Grünen-Chefin Simone Peter hatte sich zuvor kritisch über den Kölner Einsatz geäußert. Es stelle sich die Frage nach der Verhältnis- und Rechtmäßigkeit, „wenn insgesamt knapp 1000 Personen alleine aufgrund ihres Aussehens überprüft und teilweise festgesetzt“ worden seien, sagte sie der „Rheinischen Post“ (Montag). „Völlig inakzeptabel ist der Gebrauch von herabwürdigenden Gruppenbezeichnungen wie „Nafris“ für Nordafrikaner durch staatliche Organe wie die Polizei.“

CSU-Generalsekretär Andreas Scheuer nahm die Kölner Polizei dagegen in Schutz: „Wer die Probleme nicht beim Namen nennen will, der hat aus der Silvesternacht vor einem Jahr gar nichts gelernt“, teilte er in München mit. „Wir dürfen nicht zulassen, dass blauäugige Multikulti-Duselei zum Sicherheitsrisiko für unsere Bevölkerung wird“, sagte Scheuer. Viele Frauen seien der Polizei sehr dankbar für die intensiven Kontrollen.

Ähnlich äußerte sich CDU-Präsidiumsmitglied Jens Spahn. Einige Leute hätten wohl schon wieder vergessen, was letztes Jahr an Silvester in Köln los gewesen sei, schrieb Spahn auf Twitter.

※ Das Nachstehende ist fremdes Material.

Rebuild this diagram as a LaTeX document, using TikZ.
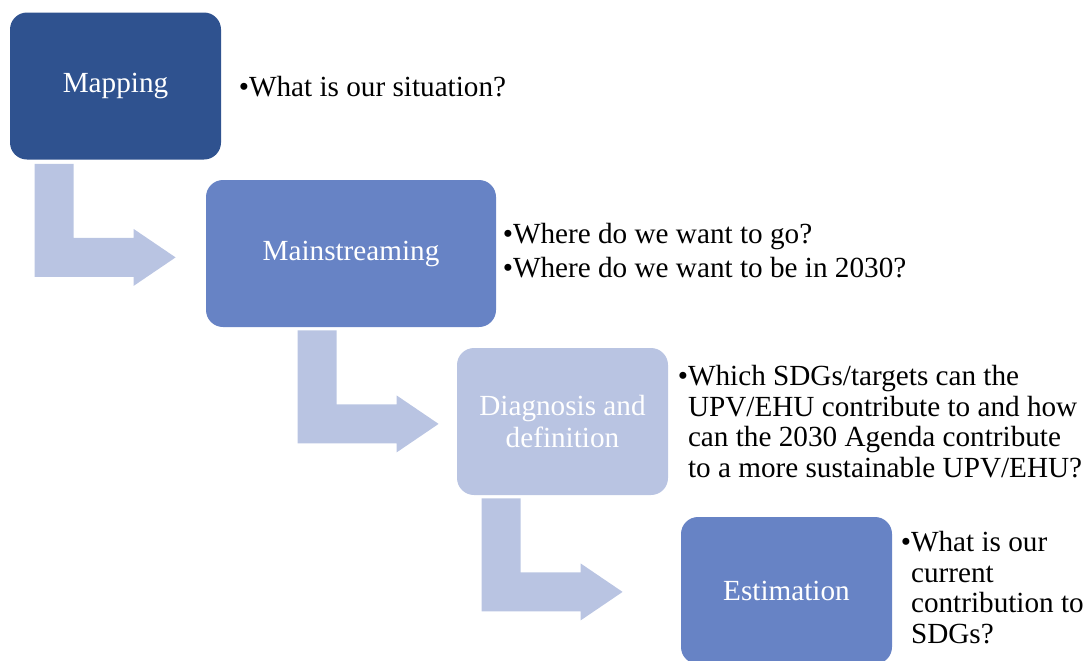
\documentclass[tikz,border=0pt]{standalone}
\usepackage{fontspec}
\setmainfont{Liberation Serif}
\usetikzlibrary{positioning,calc}
\definecolor{mapblue}{HTML}{2F528F}
\definecolor{midblue}{HTML}{6783C5}
\definecolor{paleblue}{HTML}{B9C4E2}
\tikzstyle{stage}=[rectangle,rounded corners=8.5pt,minimum width=105.5pt,
minimum height=73.5pt,text=white,align=center,font=\fontsize{14.6}{16}\selectfont]
\tikzstyle{question}=[align=left,inner sep=0pt,font=\fontsize{14.6}{15.3}\selectfont]
\tikzset{bentarrow/.pic={
  \fill[paleblue] (0,0) -- (39,0) -- (39,74) -- (99,74) -- (99,65) -- (141,93.5)
    -- (99,122) -- (99,113) -- (0,113) -- cycle;
}}
\newcommand{\hang}{\phantom{\textbullet}}

\begin{document}
\begin{tikzpicture}[x=0.5pt,y=-0.5pt]
            \useasboundingbox (0,0) rectangle (1086,660);

            % STAGES

            \node[stage,fill=mapblue]                       (map)  at (115.5,86)  {Mapping};
            \node[stage,fill=midblue,minimum width=145pt]   (main) at (351,253.5) {Mainstreaming};
            \node[stage,fill=paleblue]                      (diag) at (562.5,421.5) {Diagnosis and\\definition};
            \node[stage,fill=midblue]                       (est)  at (786.5,590.5) {Estimation};

            % QUESTIONS

            \node[question,right=8.5pt of map,yshift=-0.5pt] (qmap)  {\textbullet What is our situation?};
            \node[question,right=3pt of main,yshift=1.5pt]   (qmain) {\textbullet Where do we want to go?\\[2pt]
                                                          \textbullet Where do we want to be in 2030?};
            \node[question,right=4.5pt of diag]              (qdiag) {\textbullet Which SDGs/targets can the\\
                                                          \hang UPV/EHU contribute to and how\\
                                                          \hang can the 2030 Agenda contribute\\
                                                          \hang to a more sustainable UPV/EHU?};
            \node[question,right=4pt of est,yshift=1.5pt]    (qest)  {\textbullet What is our\\
                                                          \hang current\\
                                                          \hang contribution to\\
                                                          \hang SDGs?};

            % ARROWS

            \pic at ($(map.south west)+(25,4)$)  {bentarrow};
            \pic at ($(main.south west)+(92,3)$) {bentarrow};
            \pic at ($(diag.south west)+(25,3)$) {bentarrow};

\end{tikzpicture}
\end{document}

Jetzt diskutierten alle über eine Abkürzung anstatt über das eigentliche Problem, nämlich die sexuellen Übergriffe durch junge Nordafrikaner.

Der stellvertretende Vorsitzende der AfD, Alexander Gauland, kritisierte Grünen-Chefin Peter: Alles, was mit innerer Sicherheit, Recht und Ordnung zu tun habe, scheine den Grünen „zuwider zu sein“, teilte er mit.